Он позвал Пелагею и остальных.
– Что у вас там?
– прибежала озадаченная Пелагея.
"Орест, похоже, не смог просто позвать людей и уже нарассказывал разных глупостей", - подумал Глеб, увидев обеспокоенную Пелагею.
Орест и правда позволил себе некие интерпретации слов Глеба. Но квадратичные интерпретации вещь всегда непредсказуемая.
– Пока еще ничего, минут через десять только, - ответил Глеб.
– У вас как?
– Разгребаем документацию в лаборатории.
– В лаборатории? В какой?
– не понял Глеб.
– Ага! В какой, ему! Только после вашей революции!
– Хм. Вот вы, значит, какие теперь стали?
– улыбнулся Глеб.
– Ну, ладно!
– Мать передавала тебе и семье соболезнования.
– Спасибо, Лаш.
– Когда похоронили?
– перешла на спокойную интонацию Пелагея, вспомнив, что мать очень просила передать Глебу и Нонне, что она переживает утрату вместе с ними.
– На прошлой неделе. Позавчера вот девять дней было. На кладбище были. Холодно, ветер, снег срывался. Но мама тоже была, - ответил Глеб.
– Тетя Нонна всегда была сильной. Моя мама жалеет, что отца твоего уже не успела больше увидеть, - добавила Пелагея.

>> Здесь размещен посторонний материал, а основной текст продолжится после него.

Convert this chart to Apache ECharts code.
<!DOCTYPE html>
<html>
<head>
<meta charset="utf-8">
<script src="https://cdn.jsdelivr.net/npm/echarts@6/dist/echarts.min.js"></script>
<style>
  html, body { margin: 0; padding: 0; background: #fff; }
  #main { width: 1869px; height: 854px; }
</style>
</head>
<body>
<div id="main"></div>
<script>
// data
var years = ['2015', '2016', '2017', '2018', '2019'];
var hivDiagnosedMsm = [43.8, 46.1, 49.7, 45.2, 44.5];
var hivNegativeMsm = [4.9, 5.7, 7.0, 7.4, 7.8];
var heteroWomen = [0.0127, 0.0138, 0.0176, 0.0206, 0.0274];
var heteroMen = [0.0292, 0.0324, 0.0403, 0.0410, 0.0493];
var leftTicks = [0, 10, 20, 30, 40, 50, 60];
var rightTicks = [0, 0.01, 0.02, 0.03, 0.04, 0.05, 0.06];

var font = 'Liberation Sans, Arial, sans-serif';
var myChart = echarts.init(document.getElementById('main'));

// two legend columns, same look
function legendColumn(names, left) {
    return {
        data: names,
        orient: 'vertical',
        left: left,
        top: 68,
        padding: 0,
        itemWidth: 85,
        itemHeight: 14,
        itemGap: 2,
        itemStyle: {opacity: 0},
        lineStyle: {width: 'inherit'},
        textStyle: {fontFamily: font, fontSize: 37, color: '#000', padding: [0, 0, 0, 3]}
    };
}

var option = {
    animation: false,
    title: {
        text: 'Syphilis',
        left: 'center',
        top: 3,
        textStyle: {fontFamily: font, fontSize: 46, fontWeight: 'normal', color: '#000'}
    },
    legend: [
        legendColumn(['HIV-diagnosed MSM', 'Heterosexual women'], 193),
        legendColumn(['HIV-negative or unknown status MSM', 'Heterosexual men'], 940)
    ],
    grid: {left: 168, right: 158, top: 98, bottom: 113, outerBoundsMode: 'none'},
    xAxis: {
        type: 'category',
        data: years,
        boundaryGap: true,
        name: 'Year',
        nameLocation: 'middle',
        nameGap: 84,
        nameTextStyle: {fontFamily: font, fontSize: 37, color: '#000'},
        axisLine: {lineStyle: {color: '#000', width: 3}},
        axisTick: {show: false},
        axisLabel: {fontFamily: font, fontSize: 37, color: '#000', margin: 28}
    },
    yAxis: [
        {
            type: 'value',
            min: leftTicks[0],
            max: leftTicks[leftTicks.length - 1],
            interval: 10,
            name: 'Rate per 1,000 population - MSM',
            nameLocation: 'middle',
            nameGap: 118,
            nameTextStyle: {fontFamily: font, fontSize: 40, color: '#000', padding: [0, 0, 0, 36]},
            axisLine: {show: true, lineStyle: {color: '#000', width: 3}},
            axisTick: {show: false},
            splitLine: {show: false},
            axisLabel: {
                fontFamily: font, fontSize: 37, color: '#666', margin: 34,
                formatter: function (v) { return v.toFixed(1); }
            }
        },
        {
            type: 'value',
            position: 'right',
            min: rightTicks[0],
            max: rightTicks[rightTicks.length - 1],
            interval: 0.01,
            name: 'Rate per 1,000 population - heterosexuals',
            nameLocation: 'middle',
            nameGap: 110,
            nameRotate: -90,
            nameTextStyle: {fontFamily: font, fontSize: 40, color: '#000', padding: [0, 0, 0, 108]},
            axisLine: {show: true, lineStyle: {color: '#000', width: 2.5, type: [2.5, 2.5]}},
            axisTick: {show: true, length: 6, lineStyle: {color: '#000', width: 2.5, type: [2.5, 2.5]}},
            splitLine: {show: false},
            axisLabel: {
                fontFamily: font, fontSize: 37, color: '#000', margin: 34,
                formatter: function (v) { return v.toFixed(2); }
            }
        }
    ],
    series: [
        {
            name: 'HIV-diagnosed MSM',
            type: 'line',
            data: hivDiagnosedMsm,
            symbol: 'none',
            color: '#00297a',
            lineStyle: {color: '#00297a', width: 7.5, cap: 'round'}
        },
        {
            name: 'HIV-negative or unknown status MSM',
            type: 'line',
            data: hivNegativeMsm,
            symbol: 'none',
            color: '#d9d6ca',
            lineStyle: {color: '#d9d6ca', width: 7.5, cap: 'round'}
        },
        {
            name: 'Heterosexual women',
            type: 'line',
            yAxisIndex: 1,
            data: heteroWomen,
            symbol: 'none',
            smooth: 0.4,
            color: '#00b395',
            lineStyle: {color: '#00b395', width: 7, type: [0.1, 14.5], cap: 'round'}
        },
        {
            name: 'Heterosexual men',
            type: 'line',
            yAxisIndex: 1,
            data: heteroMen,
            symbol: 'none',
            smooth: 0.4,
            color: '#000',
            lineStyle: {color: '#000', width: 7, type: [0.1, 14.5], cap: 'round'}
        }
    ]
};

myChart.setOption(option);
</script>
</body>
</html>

– Да. С тех пор как вы уехали, мы больше ни разу не встречались, - не спеша, проговорил Глеб.
– Живьем не встречались! А так-то на видеомостах виделись, пиры пировали, - попыталась подбодрить его Пелагея.
– Это тоже когда было? Свободной связи сколько уже нет! Да! Уже лет тридцать я вижу тебя только на картинках. Да, я помню. Вы тогда с праздника зашли к нам в гости, мы не ходили в тот год, мама болела, и Эвелина все рассказывала про какого-то мальчика, которому она подарила цветы. А потом вы уехали.

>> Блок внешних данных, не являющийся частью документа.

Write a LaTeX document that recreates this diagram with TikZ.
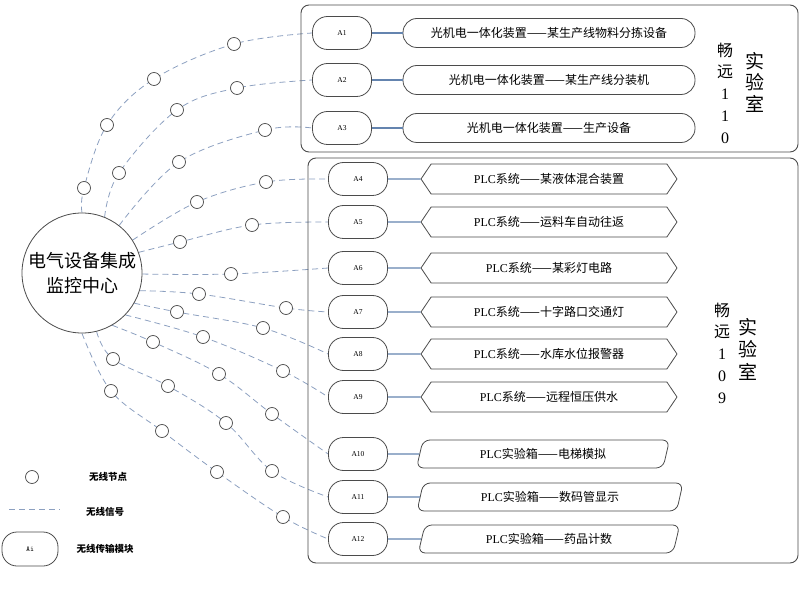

– Давно было, - задумалась Пелагея и снова вспомнила сестру.
– От нее по-прежнему нет известий. Ты-то как, без отца? Да тетя Нонна? Держитесь? Он у вас хорошо держался. Жаль только все в стороне от Примулы?
– Да. В нашем движении его знания не помешали бы, - согласился Глеб.
– Упрямый был. Или слишком в свое время запуганный. Никак не мог понять, что времена изменились. Уже все давно знают то, что он когда-то хотел до них донести.
– Да. Раньше ему не верили, а теперь уже достаточно тех, кто хотел его услышать. Так и не удалось его убедить. Если бы он не сказал, что электромагнитное поле они ощущают аки детекторы, - вспомнила вдруг Пелагея, - мы бы так и до сих пор пытались бы восстанавливать радиовышки с перспективами связи не больше, чем на неделю, и не смогли бы наладить связь между штабами.